On this day, 28 years after my mother celebrated her own 9th mother's day, I am convicted of a very simple reminder: I am called to LOVE my children.  I am called to serve them.  I am called to raise them to have hearts to serve and love the Lord.  There will be times I fail.  I am not perfect.  But in my failure, in my imperfection, I am brought to the Father (often on my knees) for the strength and grace I need to keep going.  Every single mother has this same calling, and this same aide from the Lord to fulfill it.

I wish each and every mother out there a very happy Mother's Day!  May you also be convicted of your vocation, not just today but every day.  May you realize that no matter how old your children are, you are still their mother. You are still called to serve them, to love them, to remind them of God's love and their purpose in this life.  And may you have the wisdom to accept your failures as a means to draw closer to the Lord, and celebrate your successes with humility and thanksgiving to the Father for His strength and grace that allowed them.

And especially to my own mama, I love you!  Thank you for giving me life.  Thank you for loving me and my siblings, and following that difficult set of instructions God gave to you 37 years ago when you became pregnant with your first child.  For every "failure" you have had in raising us, there have been many more successes, and I am grateful to you today and every day for allowing God to move in your life so as to raise us to know Him.


Me and my kiddos today.

1 comment:

Raising {& Teaching} Little Saints said...

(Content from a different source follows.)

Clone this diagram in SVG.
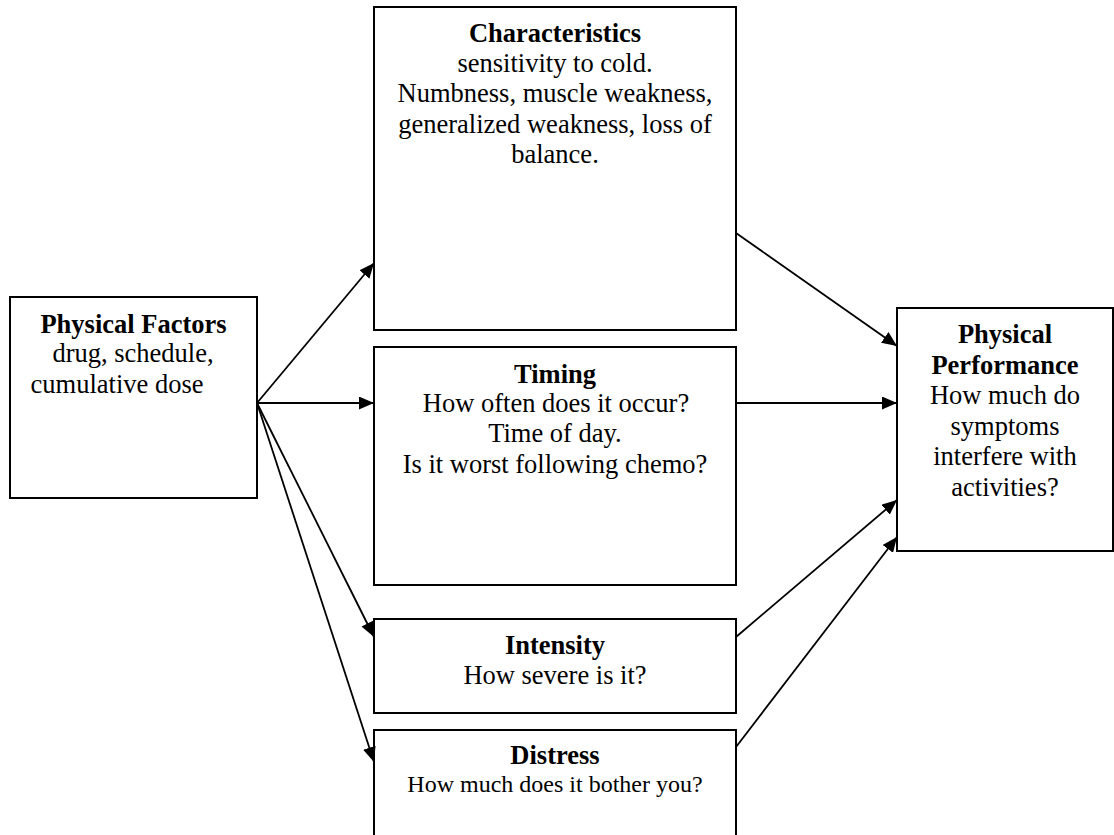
<svg xmlns="http://www.w3.org/2000/svg" width="1114" height="835" viewBox="0 0 1114 835">
<style>
.box{fill:#fff;stroke:#000;stroke-width:2}
text{font-family:"Liberation Serif","Times New Roman",serif;font-size:26.5px;fill:#000;text-anchor:middle}
.b{font-weight:bold}
.s{font-size:24px}
.c line{stroke:#000;stroke-width:1.8;marker-end:url(#ah)}
</style>
<defs>
<marker id="ah" markerUnits="userSpaceOnUse" markerWidth="16" markerHeight="13" refX="15" refY="6.5" orient="auto">
<path d="M0,0 L15,6.5 L0,13 z" fill="#000"/>
</marker>
</defs>
<rect width="1114" height="835" fill="#fff"/>
<g id="n-physical-factors">
<rect class="box" x="10" y="297" width="247" height="201"/>
<text class="b" x="133.5" y="333">Physical Factors</text>
<text x="133" y="362">drug, schedule,</text>
<text x="117" y="393">cumulative dose</text>
</g>
<g id="n-characteristics">
<rect class="box" x="374" y="7" width="362" height="323"/>
<text class="b" x="555" y="42">Characteristics</text>
<text x="555" y="72">sensitivity to cold.</text>
<text x="555" y="102">Numbness, muscle weakness,</text>
<text x="555" y="133">generalized weakness, loss of</text>
<text x="555" y="163">balance.</text>
</g>
<g id="n-timing">
<rect class="box" x="374" y="347" width="362" height="238"/>
<text class="b" x="555" y="383">Timing</text>
<text x="556" y="412">How often does it occur?</text>
<text x="555" y="442">Time of day.</text>
<text x="555" y="473">Is it worst following chemo?</text>
</g>
<g id="n-intensity">
<rect class="box" x="374" y="619" width="362" height="94"/>
<text class="b" x="555" y="654">Intensity</text>
<text x="555" y="684">How severe is it?</text>
</g>
<g id="n-distress">
<rect class="box" x="374" y="730" width="362" height="120"/>
<text class="b" x="555" y="764">Distress</text>
<text class="s" x="555" y="792">How much does it bother you?</text>
</g>
<g id="n-physical-performance">
<rect class="box" x="897" y="308" width="216" height="243"/>
<text class="b" x="1005" y="343">Physical</text>
<text class="b" x="1005" y="374">Performance</text>
<text x="1005" y="404">How much do</text>
<text x="1005" y="435">symptoms</text>
<text x="1005" y="465">interfere with</text>
<text x="1005" y="496">activities?</text>
</g>
<g id="connectors" class="c">
<line x1="257" y1="403" x2="374" y2="263"/>
<line x1="257" y1="403" x2="374" y2="403"/>
<line x1="257" y1="403" x2="374" y2="637"/>
<line x1="257" y1="403" x2="374" y2="762"/>
<line x1="736" y1="233" x2="897" y2="346"/>
<line x1="736" y1="403" x2="897" y2="403"/>
<line x1="736" y1="637" x2="897" y2="500"/>
<line x1="736" y1="747" x2="897" y2="537"/>
</g>
</svg>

"I am convicted of a very simple reminder: I am called to LOVE my children. I am called to serve them. I am called to raise them to have hearts to serve and love the Lord. There will be times I fail. I am not perfect. But in my failure, in my imperfection, I am brought to the Father (often on my knees) for the strength and grace I need to keep going. Every single mother has this same calling, and this same aide from the Lord to fulfill it." - I want to make a poster and put it in front of my computer screen so I read that DAILY! Thanks for this beautiful post!